Llega un momento en el que los que trabajamos con la palabra descubrimos que, para comunicar, sus enlaces, sus sumas y restas forman parte de un juego que, a menudo, se escapa y no todos podemos asir. A veces un “adiós” no es más que un “hola” distinto, a veces un “no” se habla más con las manos que con los labios…
Estamos acostumbradas a no reparar en esos “um” que despreciamos por su parquedad, su simpleza, su escaso aliento, olvidándonos de su gran capacidad semántica. Que el lechuzo, cachitas, marido, novio, amante, amigo de todas y cada vez más de todos, esconde sus ojos tras los cristales cuadrados de su mirada y suelta una especie de gruñidito, no se lo toméis a mal: el niño tiene un día difícil, pobre.
El truco: dejad de preguntar, hablad con otro, olvidad que está allí, esperando, acurrucado, rezagado, entonces os verá como una presa que escapa de su mochila y hablará, sin respiro, sin fin. Su “um” puede ser un me alegro de que me preguntes, me gusta verte e, incluso, gracias por estar ahí, amiga. ¡Qué maravillosa imaginación la de las lechucitas! ¡Viva el mundo de Peter Pan!
Por eso es la adolescencia la que mejor entiende esos sonidos nasales, porque necesitan de un esfuerzo en la comunicación, porque precisan el descodificador de la fe, de la ilusión, del mundo de gominolas; así, un “um” puede ser un beso, un buenos días, un te quiero; un “um” puede ser, incluso, más claro que el silencio.
Es un sonido exótico, vibrante, un sonido que anhela más: colores, razas, juventud.

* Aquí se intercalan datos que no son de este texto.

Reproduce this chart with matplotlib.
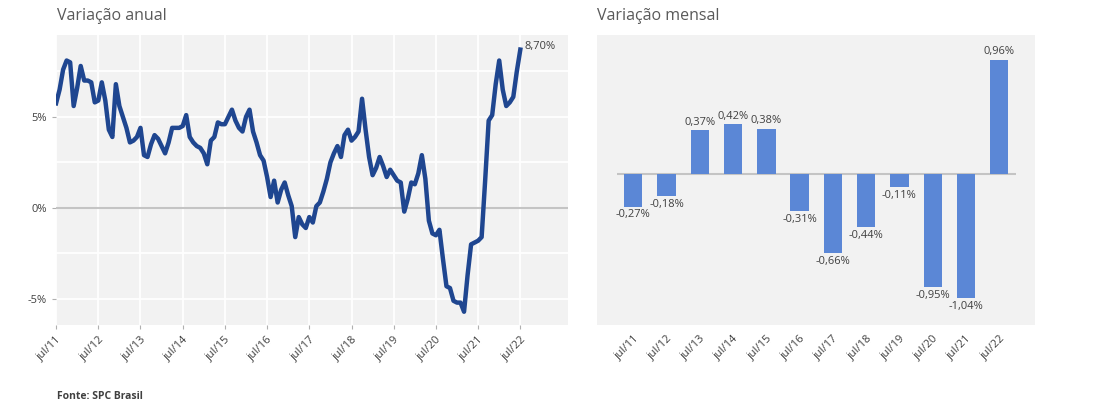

Su secreto sabe a tablas de gimnasio, a la fuerza de una tierra, a aroma de rectitud, a quien entiende el valor del dinero, a quien planifica y estudia todas las opciones, a quien da y espera, a quien, ya cercana la madurez, ha aprendido el valor de la verdadera amistad, sin perderse en el sexo, la edad o el trabajo. A quien sabe descubrir lo mejor.
Y si solo quieres palabras, lechucita, entonces, ¡vete al cine!